TO DO :: Repeat every line exactly, keeping the pictures out of the copy.

┌──

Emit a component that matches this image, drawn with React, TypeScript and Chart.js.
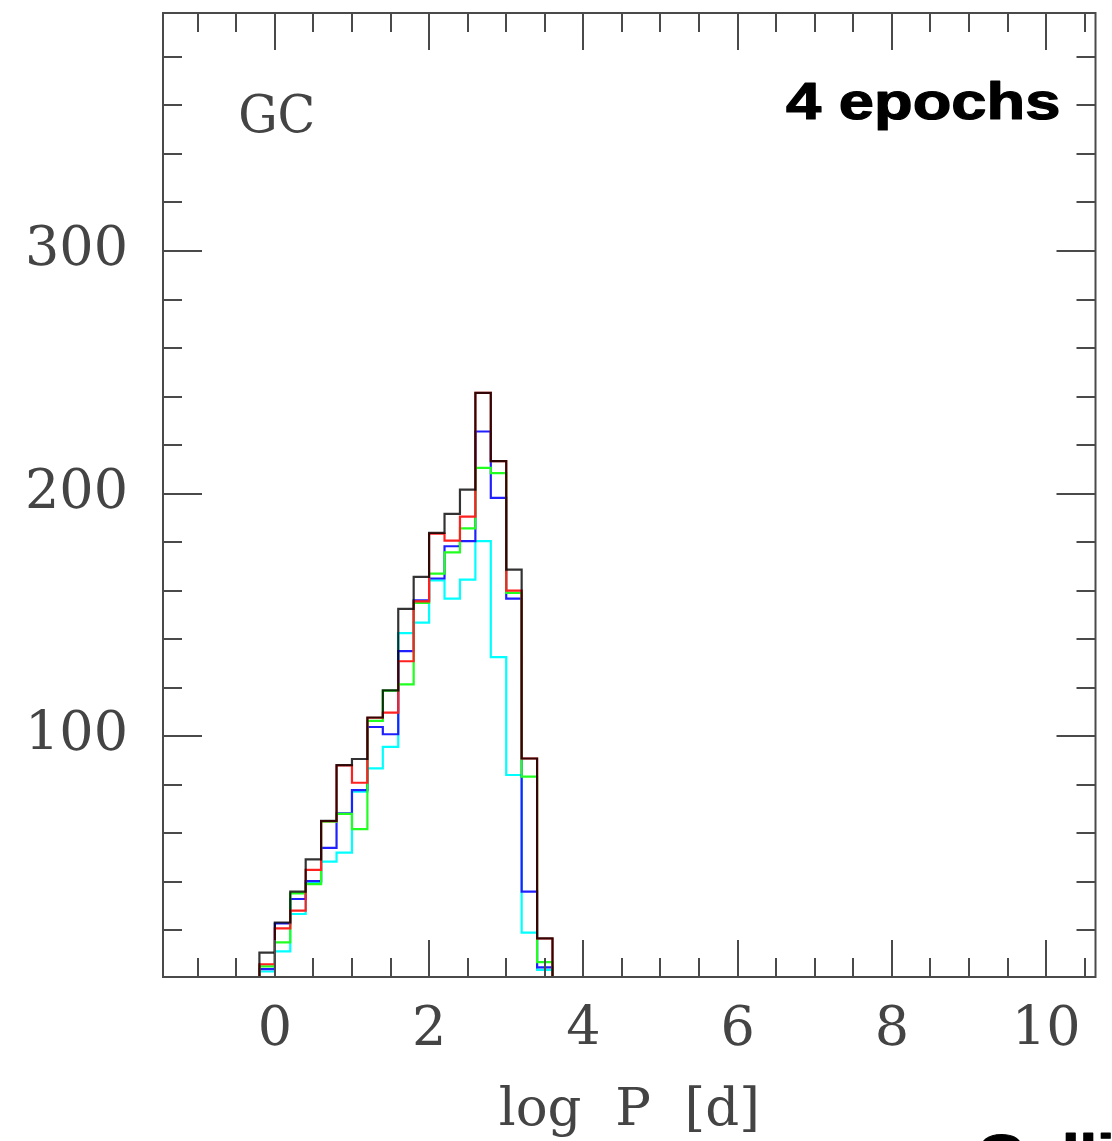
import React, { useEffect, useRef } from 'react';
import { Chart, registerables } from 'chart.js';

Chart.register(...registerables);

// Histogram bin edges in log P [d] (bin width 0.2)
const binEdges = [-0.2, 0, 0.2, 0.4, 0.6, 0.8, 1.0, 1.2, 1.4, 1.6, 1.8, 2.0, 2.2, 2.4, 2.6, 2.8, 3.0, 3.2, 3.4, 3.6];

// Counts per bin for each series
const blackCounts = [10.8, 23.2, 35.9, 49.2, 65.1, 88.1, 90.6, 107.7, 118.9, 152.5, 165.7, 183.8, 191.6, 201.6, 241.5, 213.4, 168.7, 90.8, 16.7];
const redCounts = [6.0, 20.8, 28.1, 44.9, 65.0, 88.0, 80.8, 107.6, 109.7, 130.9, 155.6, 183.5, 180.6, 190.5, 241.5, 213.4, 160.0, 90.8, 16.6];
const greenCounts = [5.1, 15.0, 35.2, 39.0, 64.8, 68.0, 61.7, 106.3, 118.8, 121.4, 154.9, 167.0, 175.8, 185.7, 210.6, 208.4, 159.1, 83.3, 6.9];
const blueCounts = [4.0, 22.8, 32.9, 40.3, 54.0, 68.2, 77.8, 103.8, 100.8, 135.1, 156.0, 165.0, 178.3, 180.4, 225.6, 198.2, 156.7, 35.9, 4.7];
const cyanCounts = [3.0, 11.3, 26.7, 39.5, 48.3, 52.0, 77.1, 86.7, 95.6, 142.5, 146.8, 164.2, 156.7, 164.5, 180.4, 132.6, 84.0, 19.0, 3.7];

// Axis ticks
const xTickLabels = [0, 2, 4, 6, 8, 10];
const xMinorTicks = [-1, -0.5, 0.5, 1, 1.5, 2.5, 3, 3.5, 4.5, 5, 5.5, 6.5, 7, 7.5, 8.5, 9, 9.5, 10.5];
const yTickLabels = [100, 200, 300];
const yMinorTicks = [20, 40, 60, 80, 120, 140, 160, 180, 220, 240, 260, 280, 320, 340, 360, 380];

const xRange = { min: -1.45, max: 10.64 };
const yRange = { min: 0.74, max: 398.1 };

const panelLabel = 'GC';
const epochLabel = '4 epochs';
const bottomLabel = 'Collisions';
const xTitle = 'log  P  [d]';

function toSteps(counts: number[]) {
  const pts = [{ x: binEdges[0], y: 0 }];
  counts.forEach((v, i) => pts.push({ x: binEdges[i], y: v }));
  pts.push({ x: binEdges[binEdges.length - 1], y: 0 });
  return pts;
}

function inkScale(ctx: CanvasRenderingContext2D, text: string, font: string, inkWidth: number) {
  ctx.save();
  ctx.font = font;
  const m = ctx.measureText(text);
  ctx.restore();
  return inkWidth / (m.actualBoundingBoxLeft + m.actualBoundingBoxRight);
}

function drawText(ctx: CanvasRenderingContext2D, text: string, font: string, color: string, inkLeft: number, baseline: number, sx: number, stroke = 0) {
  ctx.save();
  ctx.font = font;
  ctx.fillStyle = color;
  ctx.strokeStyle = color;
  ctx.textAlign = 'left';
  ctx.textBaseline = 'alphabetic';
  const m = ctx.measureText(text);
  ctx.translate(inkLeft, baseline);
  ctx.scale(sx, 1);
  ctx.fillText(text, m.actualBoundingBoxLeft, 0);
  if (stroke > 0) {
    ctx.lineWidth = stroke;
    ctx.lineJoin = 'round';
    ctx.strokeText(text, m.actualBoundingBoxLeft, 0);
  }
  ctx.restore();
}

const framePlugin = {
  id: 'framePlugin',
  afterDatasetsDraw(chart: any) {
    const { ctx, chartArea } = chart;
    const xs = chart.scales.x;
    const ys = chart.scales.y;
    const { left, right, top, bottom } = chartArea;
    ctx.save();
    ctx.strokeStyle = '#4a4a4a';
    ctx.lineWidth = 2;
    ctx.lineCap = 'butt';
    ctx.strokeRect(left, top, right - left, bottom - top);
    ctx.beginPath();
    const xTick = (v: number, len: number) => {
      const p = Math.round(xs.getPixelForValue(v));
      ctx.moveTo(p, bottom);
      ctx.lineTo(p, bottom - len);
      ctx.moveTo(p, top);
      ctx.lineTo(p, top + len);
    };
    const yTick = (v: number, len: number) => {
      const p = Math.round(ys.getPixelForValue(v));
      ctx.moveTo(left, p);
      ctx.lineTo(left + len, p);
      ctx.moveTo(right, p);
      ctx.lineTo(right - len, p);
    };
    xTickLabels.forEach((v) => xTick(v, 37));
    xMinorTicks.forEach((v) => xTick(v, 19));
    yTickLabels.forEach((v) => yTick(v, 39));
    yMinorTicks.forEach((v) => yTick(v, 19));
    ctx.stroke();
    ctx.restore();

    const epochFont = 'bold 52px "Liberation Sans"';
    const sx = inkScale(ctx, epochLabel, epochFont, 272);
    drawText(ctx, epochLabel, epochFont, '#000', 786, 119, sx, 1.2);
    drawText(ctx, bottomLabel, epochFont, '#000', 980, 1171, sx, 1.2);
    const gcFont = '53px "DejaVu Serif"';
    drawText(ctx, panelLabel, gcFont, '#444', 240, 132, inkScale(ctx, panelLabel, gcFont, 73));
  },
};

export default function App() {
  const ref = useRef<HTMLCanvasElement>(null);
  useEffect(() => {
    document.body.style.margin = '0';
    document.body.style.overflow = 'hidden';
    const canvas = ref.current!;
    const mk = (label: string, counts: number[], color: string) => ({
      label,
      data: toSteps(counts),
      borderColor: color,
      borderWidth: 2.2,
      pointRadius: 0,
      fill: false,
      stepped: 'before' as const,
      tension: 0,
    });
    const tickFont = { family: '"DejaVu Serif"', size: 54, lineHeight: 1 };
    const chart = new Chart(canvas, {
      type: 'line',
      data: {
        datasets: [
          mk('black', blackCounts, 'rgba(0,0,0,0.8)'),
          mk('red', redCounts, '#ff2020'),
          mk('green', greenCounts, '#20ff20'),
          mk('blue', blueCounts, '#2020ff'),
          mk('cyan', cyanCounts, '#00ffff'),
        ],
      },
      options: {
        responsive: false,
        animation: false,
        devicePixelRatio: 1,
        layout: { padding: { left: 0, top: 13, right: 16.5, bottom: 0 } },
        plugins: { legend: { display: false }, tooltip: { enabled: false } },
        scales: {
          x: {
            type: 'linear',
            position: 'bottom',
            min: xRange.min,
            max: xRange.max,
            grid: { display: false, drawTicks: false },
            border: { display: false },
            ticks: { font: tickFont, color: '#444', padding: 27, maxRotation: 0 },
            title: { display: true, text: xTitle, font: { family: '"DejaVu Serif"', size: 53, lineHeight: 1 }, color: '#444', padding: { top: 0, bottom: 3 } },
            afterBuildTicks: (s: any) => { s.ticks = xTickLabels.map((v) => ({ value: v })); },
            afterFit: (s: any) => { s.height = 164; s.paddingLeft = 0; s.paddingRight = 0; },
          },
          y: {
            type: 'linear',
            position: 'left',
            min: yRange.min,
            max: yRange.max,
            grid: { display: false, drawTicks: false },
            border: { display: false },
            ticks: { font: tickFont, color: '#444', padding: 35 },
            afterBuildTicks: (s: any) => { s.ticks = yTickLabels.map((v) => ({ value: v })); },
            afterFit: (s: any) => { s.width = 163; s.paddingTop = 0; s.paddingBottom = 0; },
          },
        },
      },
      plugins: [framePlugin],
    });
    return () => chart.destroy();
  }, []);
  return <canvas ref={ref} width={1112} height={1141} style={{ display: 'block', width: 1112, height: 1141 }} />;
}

└──

SOLUTION FOR THIS PROBLEM ::
Emit a component that matches this image, drawn with React, TypeScript and Chart.js.
import React, { useEffect, useRef } from 'react';
import { Chart, registerables } from 'chart.js';

Chart.register(...registerables);

// Histogram bin edges in log P [d] (bin width 0.2)
const binEdges = [-0.2, 0, 0.2, 0.4, 0.6, 0.8, 1.0, 1.2, 1.4, 1.6, 1.8, 2.0, 2.2, 2.4, 2.6, 2.8, 3.0, 3.2, 3.4, 3.6];

// Counts per bin for each series
const blackCounts = [10.8, 23.2, 35.9, 49.2, 65.1, 88.1, 90.6, 107.7, 118.9, 152.5, 165.7, 183.8, 191.6, 201.6, 241.5, 213.4, 168.7, 90.8, 16.7];
const redCounts = [6.0, 20.8, 28.1, 44.9, 65.0, 88.0, 80.8, 107.6, 109.7, 130.9, 155.6, 183.5, 180.6, 190.5, 241.5, 213.4, 160.0, 90.8, 16.6];
const greenCounts = [5.1, 15.0, 35.2, 39.0, 64.8, 68.0, 61.7, 106.3, 118.8, 121.4, 154.9, 167.0, 175.8, 185.7, 210.6, 208.4, 159.1, 83.3, 6.9];
const blueCounts = [4.0, 22.8, 32.9, 40.3, 54.0, 68.2, 77.8, 103.8, 100.8, 135.1, 156.0, 165.0, 178.3, 180.4, 225.6, 198.2, 156.7, 35.9, 4.7];
const cyanCounts = [3.0, 11.3, 26.7, 39.5, 48.3, 52.0, 77.1, 86.7, 95.6, 142.5, 146.8, 164.2, 156.7, 164.5, 180.4, 132.6, 84.0, 19.0, 3.7];

// Axis ticks
const xTickLabels = [0, 2, 4, 6, 8, 10];
const xMinorTicks = [-1, -0.5, 0.5, 1, 1.5, 2.5, 3, 3.5, 4.5, 5, 5.5, 6.5, 7, 7.5, 8.5, 9, 9.5, 10.5];
const yTickLabels = [100, 200, 300];
const yMinorTicks = [20, 40, 60, 80, 120, 140, 160, 180, 220, 240, 260, 280, 320, 340, 360, 380];

const xRange = { min: -1.45, max: 10.64 };
const yRange = { min: 0.74, max: 398.1 };

const panelLabel = 'GC';
const epochLabel = '4 epochs';
const bottomLabel = 'Collisions';
const xTitle = 'log  P  [d]';

function toSteps(counts: number[]) {
  const pts = [{ x: binEdges[0], y: 0 }];
  counts.forEach((v, i) => pts.push({ x: binEdges[i], y: v }));
  pts.push({ x: binEdges[binEdges.length - 1], y: 0 });
  return pts;
}

function inkScale(ctx: CanvasRenderingContext2D, text: string, font: string, inkWidth: number) {
  ctx.save();
  ctx.font = font;
  const m = ctx.measureText(text);
  ctx.restore();
  return inkWidth / (m.actualBoundingBoxLeft + m.actualBoundingBoxRight);
}

function drawText(ctx: CanvasRenderingContext2D, text: string, font: string, color: string, inkLeft: number, baseline: number, sx: number, stroke = 0) {
  ctx.save();
  ctx.font = font;
  ctx.fillStyle = color;
  ctx.strokeStyle = color;
  ctx.textAlign = 'left';
  ctx.textBaseline = 'alphabetic';
  const m = ctx.measureText(text);
  ctx.translate(inkLeft, baseline);
  ctx.scale(sx, 1);
  ctx.fillText(text, m.actualBoundingBoxLeft, 0);
  if (stroke > 0) {
    ctx.lineWidth = stroke;
    ctx.lineJoin = 'round';
    ctx.strokeText(text, m.actualBoundingBoxLeft, 0);
  }
  ctx.restore();
}

const framePlugin = {
  id: 'framePlugin',
  afterDatasetsDraw(chart: any) {
    const { ctx, chartArea } = chart;
    const xs = chart.scales.x;
    const ys = chart.scales.y;
    const { left, right, top, bottom } = chartArea;
    ctx.save();
    ctx.strokeStyle = '#4a4a4a';
    ctx.lineWidth = 2;
    ctx.lineCap = 'butt';
    ctx.strokeRect(left, top, right - left, bottom - top);
    ctx.beginPath();
    const xTick = (v: number, len: number) => {
      const p = Math.round(xs.getPixelForValue(v));
      ctx.moveTo(p, bottom);
      ctx.lineTo(p, bottom - len);
      ctx.moveTo(p, top);
      ctx.lineTo(p, top + len);
    };
    const yTick = (v: number, len: number) => {
      const p = Math.round(ys.getPixelForValue(v));
      ctx.moveTo(left, p);
      ctx.lineTo(left + len, p);
      ctx.moveTo(right, p);
      ctx.lineTo(right - len, p);
    };
    xTickLabels.forEach((v) => xTick(v, 37));
    xMinorTicks.forEach((v) => xTick(v, 19));
    yTickLabels.forEach((v) => yTick(v, 39));
    yMinorTicks.forEach((v) => yTick(v, 19));
    ctx.stroke();
    ctx.restore();

    const epochFont = 'bold 52px "Liberation Sans"';
    const sx = inkScale(ctx, epochLabel, epochFont, 272);
    drawText(ctx, epochLabel, epochFont, '#000', 786, 119, sx, 1.2);
    drawText(ctx, bottomLabel, epochFont, '#000', 980, 1171, sx, 1.2);
    const gcFont = '53px "DejaVu Serif"';
    drawText(ctx, panelLabel, gcFont, '#444', 240, 132, inkScale(ctx, panelLabel, gcFont, 73));
  },
};

export default function App() {
  const ref = useRef<HTMLCanvasElement>(null);
  useEffect(() => {
    document.body.style.margin = '0';
    document.body.style.overflow = 'hidden';
    const canvas = ref.current!;
    const mk = (label: string, counts: number[], color: string) => ({
      label,
      data: toSteps(counts),
      borderColor: color,
      borderWidth: 2.2,
      pointRadius: 0,
      fill: false,
      stepped: 'before' as const,
      tension: 0,
    });
    const tickFont = { family: '"DejaVu Serif"', size: 54, lineHeight: 1 };
    const chart = new Chart(canvas, {
      type: 'line',
      data: {
        datasets: [
          mk('black', blackCounts, 'rgba(0,0,0,0.8)'),
          mk('red', redCounts, '#ff2020'),
          mk('green', greenCounts, '#20ff20'),
          mk('blue', blueCounts, '#2020ff'),
          mk('cyan', cyanCounts, '#00ffff'),
        ],
      },
      options: {
        responsive: false,
        animation: false,
        devicePixelRatio: 1,
        layout: { padding: { left: 0, top: 13, right: 16.5, bottom: 0 } },
        plugins: { legend: { display: false }, tooltip: { enabled: false } },
        scales: {
          x: {
            type: 'linear',
            position: 'bottom',
            min: xRange.min,
            max: xRange.max,
            grid: { display: false, drawTicks: false },
            border: { display: false },
            ticks: { font: tickFont, color: '#444', padding: 27, maxRotation: 0 },
            title: { display: true, text: xTitle, font: { family: '"DejaVu Serif"', size: 53, lineHeight: 1 }, color: '#444', padding: { top: 0, bottom: 3 } },
            afterBuildTicks: (s: any) => { s.ticks = xTickLabels.map((v) => ({ value: v })); },
            afterFit: (s: any) => { s.height = 164; s.paddingLeft = 0; s.paddingRight = 0; },
          },
          y: {
            type: 'linear',
            position: 'left',
            min: yRange.min,
            max: yRange.max,
            grid: { display: false, drawTicks: false },
            border: { display: false },
            ticks: { font: tickFont, color: '#444', padding: 35 },
            afterBuildTicks: (s: any) => { s.ticks = yTickLabels.map((v) => ({ value: v })); },
            afterFit: (s: any) => { s.width = 163; s.paddingTop = 0; s.paddingBottom = 0; },
          },
        },
      },
      plugins: [framePlugin],
    });
    return () => chart.destroy();
  }, []);
  return <canvas ref={ref} width={1112} height={1141} style={{ display: 'block', width: 1112, height: 1141 }} />;
}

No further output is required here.